● **Goal**
Line by line, repeat the data below exactly, beginning at the first line and ending at the line with "YAxis, ReferenceArea, Legend". Omit pictures.

● **Given data**
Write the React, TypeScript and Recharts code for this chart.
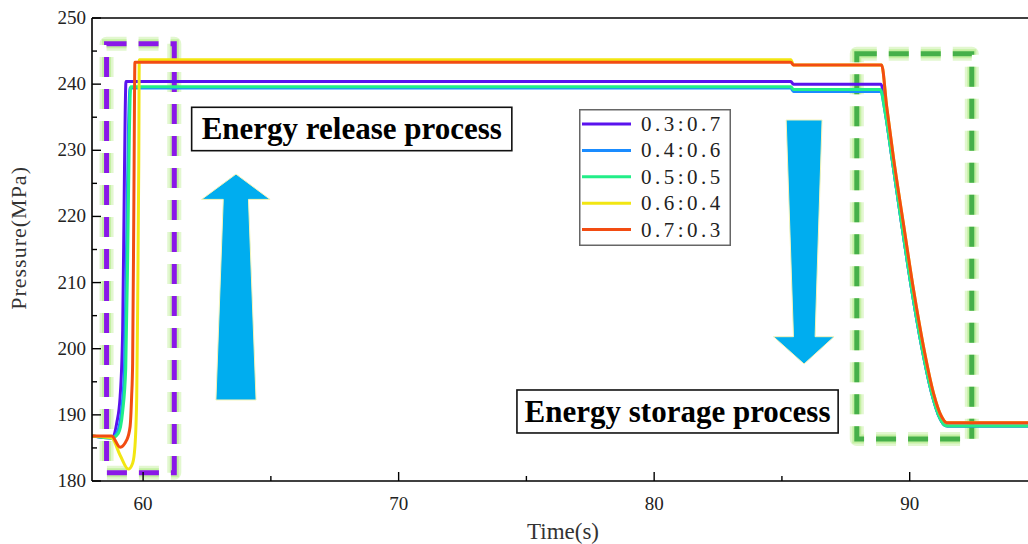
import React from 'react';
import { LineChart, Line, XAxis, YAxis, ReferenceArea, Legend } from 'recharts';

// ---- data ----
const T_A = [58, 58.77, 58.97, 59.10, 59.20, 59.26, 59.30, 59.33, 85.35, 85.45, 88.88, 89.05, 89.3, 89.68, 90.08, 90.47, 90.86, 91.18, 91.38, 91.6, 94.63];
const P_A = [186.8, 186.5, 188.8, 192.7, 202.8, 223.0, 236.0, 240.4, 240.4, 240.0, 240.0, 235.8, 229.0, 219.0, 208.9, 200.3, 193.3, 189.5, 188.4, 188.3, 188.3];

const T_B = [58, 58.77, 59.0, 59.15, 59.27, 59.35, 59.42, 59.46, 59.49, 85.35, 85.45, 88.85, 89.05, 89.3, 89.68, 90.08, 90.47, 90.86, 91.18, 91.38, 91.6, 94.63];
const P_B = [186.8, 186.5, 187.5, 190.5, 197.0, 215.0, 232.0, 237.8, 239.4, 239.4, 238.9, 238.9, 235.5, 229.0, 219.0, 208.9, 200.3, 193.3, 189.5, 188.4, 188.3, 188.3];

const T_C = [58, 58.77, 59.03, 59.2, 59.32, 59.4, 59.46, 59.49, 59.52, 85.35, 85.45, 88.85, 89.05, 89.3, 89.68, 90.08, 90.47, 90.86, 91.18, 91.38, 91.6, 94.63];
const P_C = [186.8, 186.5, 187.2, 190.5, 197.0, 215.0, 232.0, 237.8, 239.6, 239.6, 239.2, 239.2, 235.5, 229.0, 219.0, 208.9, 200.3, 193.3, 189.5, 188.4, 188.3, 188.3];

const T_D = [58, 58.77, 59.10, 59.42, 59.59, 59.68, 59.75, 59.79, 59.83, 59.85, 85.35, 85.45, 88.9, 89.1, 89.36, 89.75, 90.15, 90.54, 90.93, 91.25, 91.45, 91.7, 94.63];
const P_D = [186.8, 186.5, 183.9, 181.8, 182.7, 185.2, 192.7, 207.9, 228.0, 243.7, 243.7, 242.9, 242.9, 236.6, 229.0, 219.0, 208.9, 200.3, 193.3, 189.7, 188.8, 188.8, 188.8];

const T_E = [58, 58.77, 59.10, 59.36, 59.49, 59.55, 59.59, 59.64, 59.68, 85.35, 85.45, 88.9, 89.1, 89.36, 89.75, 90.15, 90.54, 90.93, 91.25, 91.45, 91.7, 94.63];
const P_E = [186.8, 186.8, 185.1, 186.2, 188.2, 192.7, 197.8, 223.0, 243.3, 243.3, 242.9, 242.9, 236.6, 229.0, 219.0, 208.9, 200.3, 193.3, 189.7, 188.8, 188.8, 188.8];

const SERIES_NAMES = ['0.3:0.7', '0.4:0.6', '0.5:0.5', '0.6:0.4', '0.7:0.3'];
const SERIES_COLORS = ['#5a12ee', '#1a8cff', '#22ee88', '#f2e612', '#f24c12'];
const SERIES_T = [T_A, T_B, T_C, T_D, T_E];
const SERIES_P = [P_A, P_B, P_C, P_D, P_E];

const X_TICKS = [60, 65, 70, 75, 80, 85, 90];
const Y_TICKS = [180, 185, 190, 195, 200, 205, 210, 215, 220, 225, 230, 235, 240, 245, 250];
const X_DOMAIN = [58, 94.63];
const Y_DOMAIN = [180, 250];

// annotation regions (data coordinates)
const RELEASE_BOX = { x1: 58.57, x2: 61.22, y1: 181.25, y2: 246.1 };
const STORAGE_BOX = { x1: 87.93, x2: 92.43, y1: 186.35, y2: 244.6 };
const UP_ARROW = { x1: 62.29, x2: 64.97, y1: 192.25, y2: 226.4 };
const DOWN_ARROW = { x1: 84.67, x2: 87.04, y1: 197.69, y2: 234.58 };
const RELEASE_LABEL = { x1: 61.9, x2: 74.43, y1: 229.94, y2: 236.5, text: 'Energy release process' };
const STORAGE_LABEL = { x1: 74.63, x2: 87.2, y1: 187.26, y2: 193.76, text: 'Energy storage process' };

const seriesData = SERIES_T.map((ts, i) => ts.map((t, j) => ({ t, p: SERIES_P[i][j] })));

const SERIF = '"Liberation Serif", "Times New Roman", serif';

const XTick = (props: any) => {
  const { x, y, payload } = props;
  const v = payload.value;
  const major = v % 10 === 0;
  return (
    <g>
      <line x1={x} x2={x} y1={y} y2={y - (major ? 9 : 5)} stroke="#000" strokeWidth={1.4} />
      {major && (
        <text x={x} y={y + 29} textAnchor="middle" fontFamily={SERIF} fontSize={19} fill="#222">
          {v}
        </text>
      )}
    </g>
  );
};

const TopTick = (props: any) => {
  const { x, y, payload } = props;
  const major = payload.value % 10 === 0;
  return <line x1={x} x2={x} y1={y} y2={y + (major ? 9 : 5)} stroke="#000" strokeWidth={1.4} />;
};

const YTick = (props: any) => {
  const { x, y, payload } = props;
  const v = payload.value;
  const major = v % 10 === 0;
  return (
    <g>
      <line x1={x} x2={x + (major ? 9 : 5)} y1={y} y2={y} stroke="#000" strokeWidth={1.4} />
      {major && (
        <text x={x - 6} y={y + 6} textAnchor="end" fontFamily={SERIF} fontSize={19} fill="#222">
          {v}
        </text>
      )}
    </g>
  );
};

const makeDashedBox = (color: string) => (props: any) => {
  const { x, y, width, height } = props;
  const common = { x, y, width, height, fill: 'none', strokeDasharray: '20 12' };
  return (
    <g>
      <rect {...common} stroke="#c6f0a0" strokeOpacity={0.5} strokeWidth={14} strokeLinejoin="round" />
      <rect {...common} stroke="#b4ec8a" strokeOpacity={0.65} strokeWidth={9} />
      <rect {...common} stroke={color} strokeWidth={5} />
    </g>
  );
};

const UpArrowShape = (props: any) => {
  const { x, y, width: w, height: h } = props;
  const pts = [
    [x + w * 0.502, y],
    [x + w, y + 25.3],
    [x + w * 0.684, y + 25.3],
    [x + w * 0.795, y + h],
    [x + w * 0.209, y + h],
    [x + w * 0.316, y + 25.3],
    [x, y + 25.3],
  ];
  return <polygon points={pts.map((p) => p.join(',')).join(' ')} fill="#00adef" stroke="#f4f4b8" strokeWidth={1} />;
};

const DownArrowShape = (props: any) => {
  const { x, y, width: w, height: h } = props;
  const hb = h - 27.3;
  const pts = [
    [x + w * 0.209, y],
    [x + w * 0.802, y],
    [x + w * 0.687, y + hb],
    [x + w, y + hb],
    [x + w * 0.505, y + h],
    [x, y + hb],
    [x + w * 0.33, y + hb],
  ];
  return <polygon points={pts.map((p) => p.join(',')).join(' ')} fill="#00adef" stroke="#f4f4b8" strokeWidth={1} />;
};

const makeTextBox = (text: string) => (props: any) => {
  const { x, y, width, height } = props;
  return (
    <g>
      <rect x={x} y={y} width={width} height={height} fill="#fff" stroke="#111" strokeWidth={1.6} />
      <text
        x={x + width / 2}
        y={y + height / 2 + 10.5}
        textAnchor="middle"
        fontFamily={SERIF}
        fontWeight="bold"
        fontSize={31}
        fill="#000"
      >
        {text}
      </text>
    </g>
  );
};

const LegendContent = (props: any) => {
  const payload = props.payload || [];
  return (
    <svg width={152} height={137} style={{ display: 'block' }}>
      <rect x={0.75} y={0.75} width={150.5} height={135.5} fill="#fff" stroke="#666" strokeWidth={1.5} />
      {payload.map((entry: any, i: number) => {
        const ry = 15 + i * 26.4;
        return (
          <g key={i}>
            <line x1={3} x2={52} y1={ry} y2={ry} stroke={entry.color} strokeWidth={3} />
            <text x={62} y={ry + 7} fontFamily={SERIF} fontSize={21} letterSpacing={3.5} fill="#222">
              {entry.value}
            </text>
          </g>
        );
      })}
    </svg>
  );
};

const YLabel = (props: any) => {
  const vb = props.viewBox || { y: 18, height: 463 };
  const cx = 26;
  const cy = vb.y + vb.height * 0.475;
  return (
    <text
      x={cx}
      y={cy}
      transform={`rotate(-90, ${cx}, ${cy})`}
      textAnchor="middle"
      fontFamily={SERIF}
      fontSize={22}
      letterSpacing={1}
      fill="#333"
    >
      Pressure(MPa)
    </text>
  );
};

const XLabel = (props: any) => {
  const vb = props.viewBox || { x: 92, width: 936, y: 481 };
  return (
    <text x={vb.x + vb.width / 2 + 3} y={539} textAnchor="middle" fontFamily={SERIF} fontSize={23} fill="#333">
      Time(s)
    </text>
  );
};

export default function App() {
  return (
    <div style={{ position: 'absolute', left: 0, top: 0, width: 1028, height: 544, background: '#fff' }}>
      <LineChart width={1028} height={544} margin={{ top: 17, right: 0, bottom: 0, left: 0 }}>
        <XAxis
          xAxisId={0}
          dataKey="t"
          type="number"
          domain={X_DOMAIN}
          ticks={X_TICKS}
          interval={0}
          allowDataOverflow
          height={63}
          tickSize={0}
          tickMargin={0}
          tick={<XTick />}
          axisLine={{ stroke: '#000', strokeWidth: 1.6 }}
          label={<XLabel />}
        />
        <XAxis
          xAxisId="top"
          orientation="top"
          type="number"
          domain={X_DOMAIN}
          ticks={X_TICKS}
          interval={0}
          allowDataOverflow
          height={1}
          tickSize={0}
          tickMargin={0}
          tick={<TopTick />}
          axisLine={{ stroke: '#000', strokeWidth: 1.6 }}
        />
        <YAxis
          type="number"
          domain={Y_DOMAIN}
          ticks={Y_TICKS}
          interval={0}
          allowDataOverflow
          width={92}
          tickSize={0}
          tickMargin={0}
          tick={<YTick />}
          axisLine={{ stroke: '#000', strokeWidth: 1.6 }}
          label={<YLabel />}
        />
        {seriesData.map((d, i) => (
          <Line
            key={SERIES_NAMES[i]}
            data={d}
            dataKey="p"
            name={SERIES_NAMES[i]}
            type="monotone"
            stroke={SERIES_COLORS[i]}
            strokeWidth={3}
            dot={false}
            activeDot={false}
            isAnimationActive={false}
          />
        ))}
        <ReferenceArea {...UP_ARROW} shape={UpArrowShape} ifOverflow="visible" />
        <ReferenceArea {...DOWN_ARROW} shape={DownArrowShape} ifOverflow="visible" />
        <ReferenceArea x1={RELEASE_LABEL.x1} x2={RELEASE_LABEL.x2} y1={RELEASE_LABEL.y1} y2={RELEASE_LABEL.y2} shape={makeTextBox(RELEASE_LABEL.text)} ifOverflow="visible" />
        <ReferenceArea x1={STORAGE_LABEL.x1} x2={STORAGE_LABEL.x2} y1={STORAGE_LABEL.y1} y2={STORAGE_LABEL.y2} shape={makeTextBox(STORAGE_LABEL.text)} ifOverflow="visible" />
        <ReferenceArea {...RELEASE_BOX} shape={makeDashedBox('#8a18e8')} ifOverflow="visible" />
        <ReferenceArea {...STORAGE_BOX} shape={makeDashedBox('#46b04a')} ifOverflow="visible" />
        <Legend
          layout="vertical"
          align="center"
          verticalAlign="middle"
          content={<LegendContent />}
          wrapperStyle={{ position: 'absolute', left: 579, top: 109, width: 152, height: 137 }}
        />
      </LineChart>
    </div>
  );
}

● **Final result**
Write the React, TypeScript and Recharts code for this chart.
import React from 'react';
import { LineChart, Line, XAxis, YAxis, ReferenceArea, Legend } from 'recharts';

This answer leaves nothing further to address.